__Short exercise__: Could the lines from the start of the data through the line with "from bokeh.resources import INLINE" be set down exactly, with no pictures among them?
- - - - -
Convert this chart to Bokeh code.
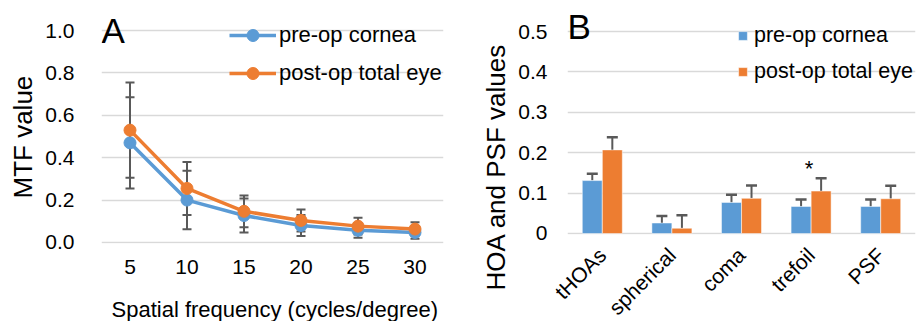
from math import pi
from bokeh.plotting import figure
from bokeh.models import (FactorRange, Range1d, Whisker, TeeHead, ColumnDataSource,
                          Legend, LegendItem, Label, Title, FixedTicker, CustomJSTickFormatter)
from bokeh.layouts import row
from bokeh.transform import dodge
from bokeh.core.properties import value
from bokeh.embed import file_html
from bokeh.resources import INLINE

# ---------------- data: panel A ----------------
freqs = ["5", "10", "15", "20", "25", "30"]
mtf_pre = [0.47, 0.20, 0.127, 0.080, 0.057, 0.047]
mtf_pre_sd = [0.215, 0.138, 0.080, 0.050, 0.035, 0.030]
mtf_post = [0.53, 0.255, 0.147, 0.104, 0.077, 0.063]
mtf_post_sd = [0.225, 0.125, 0.075, 0.052, 0.040, 0.032]

# ---------------- data: panel B ----------------
terms = ["tHOAs", "spherical", "coma", "trefoil", "PSF"]
hoa_pre = [0.131, 0.026, 0.077, 0.067, 0.067]
hoa_pre_sd = [0.017, 0.017, 0.019, 0.017, 0.017]
hoa_post = [0.207, 0.013, 0.087, 0.105, 0.086]
hoa_post_sd = [0.031, 0.032, 0.032, 0.032, 0.032]
signif_term = "trefoil"
signif_y = 0.171

series_names = ["pre-op cornea", "post-op total eye"]
title_a_x = "Spatial frequency (cycles/degree)"
title_a_y = "MTF value"
title_b_y = "HOA and PSF values"

BLUE = "#5B9BD5"
ORANGE = "#ED7D31"
ERR = "#595959"
GRID = "#D9D9D9"
FONT = "Liberation Sans"

def style(p):
    p.outline_line_color = None
    p.background_fill_color = None
    p.border_fill_color = "white"
    p.xgrid.grid_line_color = None
    p.ygrid.grid_line_color = GRID
    p.ygrid.grid_line_width = 1.5
    for ax in (p.xaxis[0], p.yaxis[0]):
        ax.axis_line_color = None
        ax.major_tick_line_color = None
        ax.minor_tick_line_color = None
        ax.major_tick_out = 0
        ax.major_tick_in = 0
        ax.major_label_text_font = FONT
        ax.major_label_text_font_size = "21px"
        ax.major_label_text_color = "black"

def title(text, size, offset, standoff=10):
    return Title(text=text, align="left", offset=offset, standoff=standoff,
                 vertical_align="bottom", text_font=FONT,
                 text_font_size=size, text_font_style="normal", text_color="black")

# ---------------- panel A ----------------
pa = figure(frame_width=342, frame_height=239, x_range=FactorRange(*freqs),
            y_range=Range1d(-0.005, 1.123),
            output_backend="svg", toolbar_location=None,
            min_border_left=100, min_border_right=18, min_border_top=4, min_border_bottom=78)
style(pa)
pa.yaxis.ticker = FixedTicker(ticks=[0, 0.2, 0.4, 0.6, 0.8, 1.0])
pa.yaxis.formatter = CustomJSTickFormatter(code="return tick.toFixed(1)")
pa.yaxis.major_label_standoff = 27
pa.xaxis.major_label_standoff = 16
pa.add_layout(title(title_a_x, "22px", 10, standoff=36), "below")
pa.add_layout(title(title_a_y, "26px", 45), "left")

src_a = ColumnDataSource(dict(
    x=freqs, pre=mtf_pre, post=mtf_post,
    pre_lo=[v - s for v, s in zip(mtf_pre, mtf_pre_sd)],
    pre_hi=[v + s for v, s in zip(mtf_pre, mtf_pre_sd)],
    post_lo=[v - s for v, s in zip(mtf_post, mtf_post_sd)],
    post_hi=[v + s for v, s in zip(mtf_post, mtf_post_sd)],
))
for lo, hi in (("pre_lo", "pre_hi"), ("post_lo", "post_hi")):
    w = Whisker(source=src_a, base="x", lower=lo, upper=hi, line_color=ERR, line_width=2,
                upper_head=TeeHead(size=9, line_color=ERR, line_width=2),
                lower_head=TeeHead(size=9, line_color=ERR, line_width=2))
    pa.add_layout(w)

l1 = pa.line("x", "pre", source=src_a, line_color=BLUE, line_width=3.5)
c1 = pa.scatter("x", "pre", source=src_a, size=12, fill_color=BLUE, line_color=BLUE)
l2 = pa.line("x", "post", source=src_a, line_color=ORANGE, line_width=3.5)
c2 = pa.scatter("x", "post", source=src_a, size=12, fill_color=ORANGE, line_color=ORANGE)

leg_a = Legend(items=[LegendItem(label=series_names[0], renderers=[l1, c1]),
                      LegendItem(label=series_names[1], renderers=[l2, c2])],
               location=(128, 155), orientation="vertical",
               background_fill_alpha=0, border_line_color=None,
               padding=0, margin=0, spacing=8, glyph_width=47, glyph_height=30,
               label_standoff=3, label_text_font=FONT, label_text_font_size="22px",
               label_text_color="black", label_height=30)
pa.add_layout(leg_a)
pa.add_layout(Label(x=0, y=1.092, text="A", text_font=FONT, text_font_size="35px",
                    text_align="left", text_baseline="top", text_color="black"))

# ---------------- panel B ----------------
pb = figure(frame_width=348, frame_height=230, x_range=FactorRange(*terms),
            y_range=Range1d(-0.0025, 0.567),
            output_backend="svg", toolbar_location=None,
            min_border_left=106, min_border_right=6, min_border_top=4, min_border_bottom=87)
style(pb)
pb.yaxis.ticker = FixedTicker(ticks=[0, 0.1, 0.2, 0.3, 0.4, 0.5])
pb.yaxis.formatter = CustomJSTickFormatter(code="return tick == 0 ? '0' : tick.toFixed(1)")
pb.yaxis.major_label_standoff = 20
pb.xaxis.major_label_orientation = pi / 4
pb.xaxis.major_label_standoff = 17
pb.add_layout(title(title_b_y, "26px", -56), "left")

src_b = ColumnDataSource(dict(
    x=terms, pre=hoa_pre, post=hoa_post,
    pre_hi=[v + s for v, s in zip(hoa_pre, hoa_pre_sd)],
    post_hi=[v + s for v, s in zip(hoa_post, hoa_post_sd)],
))
off = 0.144
bw = 0.287
b1 = pb.vbar(x=dodge("x", -off, range=pb.x_range), top="pre", width=bw, source=src_b,
             fill_color=BLUE, line_color="white", line_width=0.5)
b2 = pb.vbar(x=dodge("x", off, range=pb.x_range), top="post", width=bw, source=src_b,
             fill_color=ORANGE, line_color="white", line_width=0.5)
for d, lo, hi in ((-off, "pre", "pre_hi"), (off, "post", "post_hi")):
    w = Whisker(source=src_b, base=dodge("x", d, range=pb.x_range), lower=lo, upper=hi,
                line_color=ERR, line_width=2, lower_head=None,
                upper_head=TeeHead(size=11, line_color=ERR, line_width=2.5))
    pb.add_layout(w)

pb.text(x=[signif_term], y=[signif_y], text=["*"], text_font=value(FONT),
        text_font_size="22px", text_align="center", text_baseline="middle",
        text_color="black", x_offset=-2, y_offset=4)

leg_b = Legend(items=[LegendItem(label=series_names[0], renderers=[b1]),
                      LegendItem(label=series_names[1], renderers=[b2])],
               location=(170, 148), orientation="vertical",
               background_fill_alpha=0, border_line_color=None,
               padding=0, margin=0, spacing=6, glyph_width=11, glyph_height=11,
               label_standoff=6, label_text_font=FONT, label_text_font_size="21.5px",
               label_text_color="black", label_height=30)
pb.add_layout(leg_b)
pb.add_layout(Label(x=0, y=0.5605, text="B", text_font=FONT, text_font_size="35px",
                    text_align="left", text_baseline="top", text_color="black"))

layout = row(pa, pb, spacing=0)
open("out.html", "w").write(file_html(layout, INLINE))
- - - - -
__Task response__:
Convert this chart to Bokeh code.
from math import pi
from bokeh.plotting import figure
from bokeh.models import (FactorRange, Range1d, Whisker, TeeHead, ColumnDataSource,
                          Legend, LegendItem, Label, Title, FixedTicker, CustomJSTickFormatter)
from bokeh.layouts import row
from bokeh.transform import dodge
from bokeh.core.properties import value
from bokeh.embed import file_html
from bokeh.resources import INLINE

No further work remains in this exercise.